About 70% of precipitation is stored in the soil from Sept. 1-Mar. 1 at Pendleton, OR, and from Sept. 1-Apr. 1 at Moro, OR. This would be for the first winter after harvest in a crop-fallow system. The following summer, on fallow ground, from Mar. 1-Nov. 1, all precipitation that occurs is lost plus 20% of the stored moisture, in the <14" rainfall zone on deep soils. For the PNW as a whole, fallow storage efficiency is about 50%. It is about 25% in Nebraska, and 15% in North Dakota. In north central OR, under standing stubble, there is 70% storage in an 8' profile in the first winter. Precipitation averages about 16.5" per year. Over the second winter, about 50% of the moisture is stored under the planted wheat crop. Ramig recommends a double fallow for set-aside ground on Ritzville soils. He points out the need for a winter legume that can grow between 35-50 degrees F, provide cover, and fix nitrogen. In the transition zone, water storage values for those soils as listed in the Soil Survey are higher than the actual field values determined.

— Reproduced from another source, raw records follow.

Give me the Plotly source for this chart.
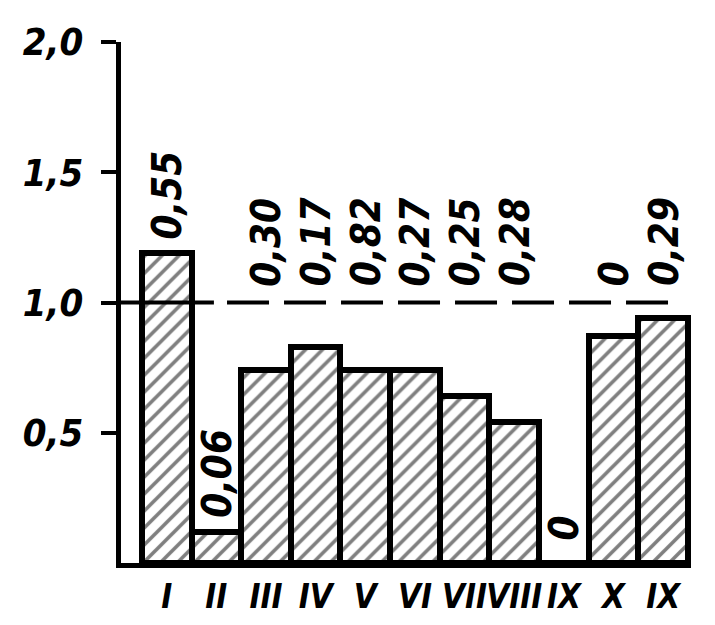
import plotly.graph_objects as go

# ---- data ----
categories = ["I", "II", "III", "IV", "V", "VI", "VII", "VIII", "IX", "X", "IX"]
values = [1.19, 0.12, 0.74, 0.83, 0.74, 0.74, 0.64, 0.54, 0.0, 0.87, 0.94]
labels = ["0,55", "0,06", "0,30", "0,17", "0,82", "0,27", "0,25", "0,28", "0", "0", "0,29"]
reference_level = 1.0
y_ticks = [0.5, 1.0, 1.5, 2.0]
y_tick_text = ["0,5", "1,0", "1,5", "2,0"]

# ---- placement of the value labels (layout, not data) ----
label_mode = ["bar", "bar", "line", "line", "line", "line", "line", "line", "base", "line", "line"]

FONT = "DejaVu Sans Condensed, Liberation Sans Narrow, Arial Narrow, Liberation Sans, sans-serif"
x = list(range(len(categories)))

fig = go.Figure()
fig.add_trace(go.Bar(
    x=x, y=values, width=1.0,
    marker=dict(
        color="white",
        line=dict(color="black", width=6),
        pattern=dict(shape="/", fgcolor="black", bgcolor="white", size=12, solidity=0.3),
    ),
    showlegend=False,
))

annotations = []
for xi, v, t, m in zip(x, values, labels, label_mode):
    if m == "bar":
        ya = v + 0.045
    elif m == "line":
        ya = reference_level + 0.055
    else:
        ya = 0.08
    annotations.append(dict(
        x=xi, y=ya, xref="x", yref="y", text=t, showarrow=False,
        textangle=-90, xanchor="center", yanchor="bottom",
        font=dict(family=FONT, size=40, color="black", style="italic", weight="bold"),
    ))

fig.update_layout(
    width=715, height=625,
    margin=dict(l=113, r=32, t=34, b=70),
    paper_bgcolor="white", plot_bgcolor="white",
    bargap=0,
    annotations=annotations,
    shapes=[
        dict(type="line", xref="paper", yref="y", x0=0, x1=0.163,
             y0=reference_level, y1=reference_level,
             line=dict(color="black", width=4), layer="above"),
        dict(type="line", xref="paper", yref="y", x0=0.186, x1=0.98,
             y0=reference_level, y1=reference_level,
             line=dict(color="black", width=4, dash="42px,15px"), layer="above"),
    ],
    xaxis=dict(
        range=[-0.92, 10.56], tickmode="array", tickvals=x, ticktext=categories,
        showline=True, linecolor="black", linewidth=5, mirror=False,
        showgrid=False, zeroline=False, ticks="", ticklabelstandoff=0,
        tickangle=0, automargin=False,
        tickfont=dict(family=FONT, size=33, color="black", style="italic", weight="bold"),
    ),
    yaxis=dict(
        range=[0, 2.0], tickmode="array", tickvals=y_ticks, ticktext=y_tick_text,
        showline=True, linecolor="black", linewidth=5, automargin=False,
        showgrid=False, zeroline=False, ticks="outside", ticklen=15, tickwidth=4,
        tickcolor="black", ticklabelstandoff=10,
        tickfont=dict(family=FONT, size=38, color="black", style="italic", weight="bold"),
    ),
)

fig.write_html("out.html")
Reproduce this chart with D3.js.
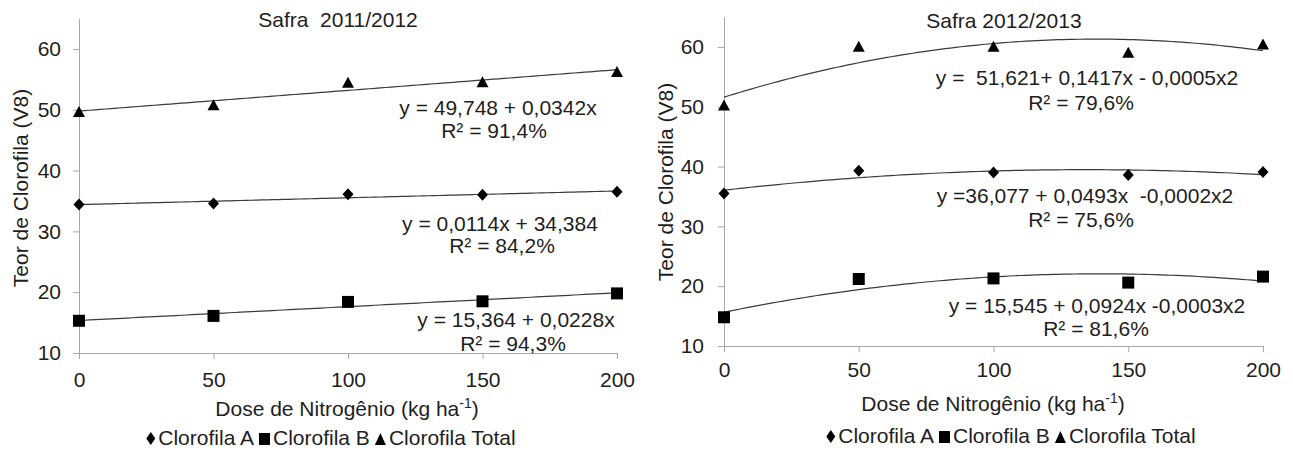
<!DOCTYPE html>
<html>
<head>
<meta charset="utf-8">
<script src="https://cdn.jsdelivr.net/npm/d3@7"></script>
<style>
  body { margin: 0; background: #fff; }
  svg text { font-family: "Liberation Sans", Arial, sans-serif; fill: #1e1e1e; white-space: pre; }
</style>
</head>
<body>
<svg id="chart" width="1293" height="459"></svg>
<script>
// ---- data ----
const doses = [0, 50, 100, 150, 200];
const yTicks = [10, 20, 30, 40, 50, 60];
const seriesNames = ['Clorofila A', 'Clorofila B', 'Clorofila Total'];
const seriesSymbols = ['diamond', 'square', 'triangle'];

const clorofilaA2011 = [34.4, 34.6, 36.1, 36.0, 36.5];
const clorofilaB2011 = [15.3, 16.1, 18.4, 18.5, 19.8];
const clorofilaTotal2011 = [49.7, 50.8, 54.5, 54.6, 56.3];

const clorofilaA2012 = [35.5, 39.3, 39.0, 38.6, 39.1];
const clorofilaB2012 = [14.8, 21.2, 21.3, 20.6, 21.6];
const clorofilaTotal2012 = [50.3, 60.1, 60.1, 59.1, 60.5];

const titles = ['Safra  2011/2012', 'Safra 2012/2013'];
const equations2011 = ['y = 0,0114x + 34,384', 'y = 15,364 + 0,0228x', 'y = 49,748 + 0,0342x'];
const rSquared2011 = ['R² = 84,2%', 'R² = 94,3%', 'R² = 91,4%'];
const equations2012 = ['y =36,077 + 0,0493x  -0,0002x2', 'y = 15,545 + 0,0924x -0,0003x2', 'y =  51,621+ 0,1417x - 0,0005x2'];
const rSquared2012 = ['R² = 75,6%', 'R² = 81,6%', 'R² = 79,6%'];

const FONT = 21;

// least squares polynomial fit (normal equations)
function polyFit(xs, ys, degree) {
  const n = degree + 1;
  const A = [], b = [];
  for (let i = 0; i < n; i++) {
    A.push([]);
    for (let j = 0; j < n; j++) A[i].push(d3.sum(xs, x => Math.pow(x, i + j)));
    b.push(d3.sum(xs.map((x, k) => Math.pow(x, i) * ys[k])));
  }
  for (let c = 0; c < n; c++) {
    for (let r = c + 1; r < n; r++) {
      const f = A[r][c] / A[c][c];
      for (let k = c; k < n; k++) A[r][k] -= f * A[c][k];
      b[r] -= f * b[c];
    }
  }
  const coef = new Array(n).fill(0);
  for (let r = n - 1; r >= 0; r--) {
    let s = b[r];
    for (let k = r + 1; k < n; k++) s -= A[r][k] * coef[k];
    coef[r] = s / A[r][r];
  }
  return coef;
}

function symbolPath(type, w, h) {
  if (type === 'diamond') return `M0,${-h / 2}L${w / 2},0L0,${h / 2}L${-w / 2},0Z`;
  if (type === 'square') return `M${-w / 2},${-h / 2}h${w}v${h}h${-w}Z`;
  return `M0,${-h / 2}L${w / 2},${h / 2}L${-w / 2},${h / 2}Z`;
}

const markerSize = { diamond: [11, 12], square: [12, 12], triangle: [12, 11] };
const legendSize = { diamond: [9, 13], square: [11, 12], triangle: [11, 12] };

class DosePanel {
  constructor(config, series) {
    this.config = config;
    this.series = series;
    this.draw();
  }

  draw() {
    const vis = this;
    const c = vis.config;
    const svg = d3.select('#chart');
    const g = svg.append('g');

    vis.xScale = d3.scaleLinear().domain([0, 200]).range([c.x0, c.x1]);
    vis.yScale = d3.scaleLinear().domain([10, 65]).range([c.y0, c.y1]);

    // axes
    const xAxis = d3.axisBottom(vis.xScale).tickValues(doses).tickSize(6).tickSizeOuter(0).tickPadding(c.xPad);
    const yAxis = d3.axisLeft(vis.yScale).tickValues(yTicks).tickSize(6).tickSizeOuter(0).tickPadding(c.yPad);

    const xg = g.append('g').attr('transform', `translate(0,${c.y0})`).call(xAxis);
    const yg = g.append('g').attr('transform', `translate(${c.x0},0)`).call(yAxis);
    [xg, yg].forEach(a => {
      a.select('.domain').attr('stroke', '#a8a8a8');
      a.selectAll('.tick line').attr('stroke', '#a8a8a8');
      a.selectAll('.tick text')
        .attr('fill', '#1e1e1e')
        .style('font-size', FONT + 'px')
        .style('font-family', '"Liberation Sans", Arial, sans-serif');
    });

    // title
    g.append('text')
      .attr('x', c.titleX).attr('y', c.titleY)
      .attr('text-anchor', 'middle')
      .style('font-size', FONT + 'px')
      .text(c.title);

    // axis titles
    const xt = g.append('text')
      .attr('x', c.xTitleX).attr('y', c.xTitleY)
      .attr('text-anchor', 'middle')
      .style('font-size', FONT + 'px');
    xt.append('tspan').text('Dose de Nitrogênio (kg ha');
    xt.append('tspan').attr('dy', -8).style('font-size', '14px').text('-1');
    xt.append('tspan').attr('dy', 8).text(')');

    g.append('text')
      .attr('transform', `translate(${c.yTitleX},${c.yTitleY}) rotate(-90)`)
      .attr('text-anchor', 'middle')
      .style('font-size', FONT + 'px')
      .text('Teor de Clorofila (V8)');

    // trend lines
    const xs = d3.range(0, 200.5, 2);
    vis.series.forEach(s => {
      const coef = polyFit(doses, s.values, c.degree);
      const f = x => coef.reduce((acc, k, i) => acc + k * Math.pow(x, i), 0);
      const line = d3.line().x(x => vis.xScale(x)).y(x => vis.yScale(f(x)));
      g.append('path')
        .datum(xs)
        .attr('fill', 'none')
        .attr('stroke', '#3a3a3a')
        .attr('stroke-width', 1.2)
        .attr('d', line);
    });

    // markers
    vis.series.forEach(s => {
      const [w, h] = markerSize[s.symbol];
      g.selectAll(null)
        .data(doses.map((d, i) => ({ dose: d, value: s.values[i] })))
        .join('path')
        .attr('transform', d => `translate(${vis.xScale(d.dose)},${vis.yScale(d.value)})`)
        .attr('d', symbolPath(s.symbol, w, h))
        .attr('fill', '#000');
    });

    // equations
    vis.series.forEach((s, i) => {
      const pos = c.labels[i];
      g.append('text')
        .attr('x', pos[0]).attr('y', pos[1])
        .attr('text-anchor', 'middle')
        .style('font-size', FONT + 'px')
        .text(s.equation);
      g.append('text')
        .attr('x', pos[2]).attr('y', pos[3])
        .attr('text-anchor', 'middle')
        .style('font-size', FONT + 'px')
        .text(s.r2);
    });

    // legend
    const lg = g.append('g');
    let cursor = 0;
    seriesNames.forEach((name, i) => {
      const sym = seriesSymbols[i];
      const [w, h] = legendSize[sym];
      lg.append('path')
        .attr('transform', `translate(${cursor + w / 2},${c.legendY - h / 2})`)
        .attr('d', symbolPath(sym, w, h))
        .attr('fill', '#000');
      cursor += w + 3;
      const t = lg.append('text')
        .attr('x', cursor).attr('y', c.legendY)
        .style('font-size', FONT + 'px')
        .text(name);
      cursor += t.node().getComputedTextLength() + 5;
    });
    const total = cursor - 5;
    lg.attr('transform', `translate(${c.legendX - total / 2},0)`);
  }
}

const makeSeries = (vals, eqs, r2s) => vals.map((v, i) => ({
  values: v, symbol: seriesSymbols[i], equation: eqs[i], r2: r2s[i]
}));

new DosePanel({
  x0: 79, x1: 617, y0: 353, y1: 18.5,
  xPad: 13, yPad: 12, degree: 1,
  title: titles[0], titleX: 338, titleY: 27,
  xTitleX: 347, xTitleY: 416,
  yTitleX: 28, yTitleY: 188,
  legendX: 331, legendY: 445,
  labels: [[500, 231, 502, 253], [516, 327, 513, 351], [498, 115, 494, 138]]
}, makeSeries([clorofilaA2011, clorofilaB2011, clorofilaTotal2011], equations2011, rSquared2011));

new DosePanel({
  x0: 724, x1: 1263, y0: 346, y1: 17,
  xPad: 10, yPad: 14, degree: 2,
  title: titles[1], titleX: 1004, titleY: 28,
  xTitleX: 993, xTitleY: 411,
  yTitleX: 673, yTitleY: 182,
  legendX: 1011, legendY: 443,
  labels: [[1085, 203, 1081, 227], [1097, 313, 1096, 336], [1087, 85, 1081, 110]]
}, makeSeries([clorofilaA2012, clorofilaB2012, clorofilaTotal2012], equations2012, rSquared2012));
</script>
</body>
</html>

9386. Harris, F.S. and A.F. Bracken. 1917. Soil moisture studies under irrigation.. Utah Agr. Expt. Sta. Bulletin No. 159, Logan, UT..
Summary 1. This bulletin contains results of several thousand moisture determinations of cropped and uncropped soil during a number of years under irrigation. 2. Important literature bearing on the subject is reviewed. 3. A great similarity was found in the content and distribution of moisture in soil producing potaoes and sugar beets. 4. The efficiency of water decreased with the amount applied. On beets and potatoes, 1 inch weekly showed a higher increase in moisture to a depth of 10 feet in proportion to the amount applied than either 2.5, 5, or 7.5 inches weekly. It also gave a higher yield of the crops. 5. The initial per cent of moisture in the soil affected the distribution of the water applied by irrigation. 6. Furrow irrigation was more effective in conserving moisture than an earth mulch. 7. The lateral movement of moisture in the soil after an irrigation was slow, particularly in the upper feet. 8. A straw mulch was more effective in conserving moisture than an earth mulch. 9. On soil to which irrigation water was applied, cultivaton was more effective in conserving moisture than pulling the weeds, but where the soil was not irrigated, the soil retained as much water where the weeds were pulled as where the land was cultivated. 10. The crop was able to reduce the moisture to a depth of 10 feet. 11. The difference in the moisture of the cropped and the uncropped soil was decreased with an increase in the amount of irrigation. 12. Manure had very litte effect on the distribution of moisture in the soil. 13. The application of more irrigation water than is actually needed by the crop is a wasteful practice. 14. The farmer should study the moisture requirement of his soil and then try so supply those requirements as efficiently as possible.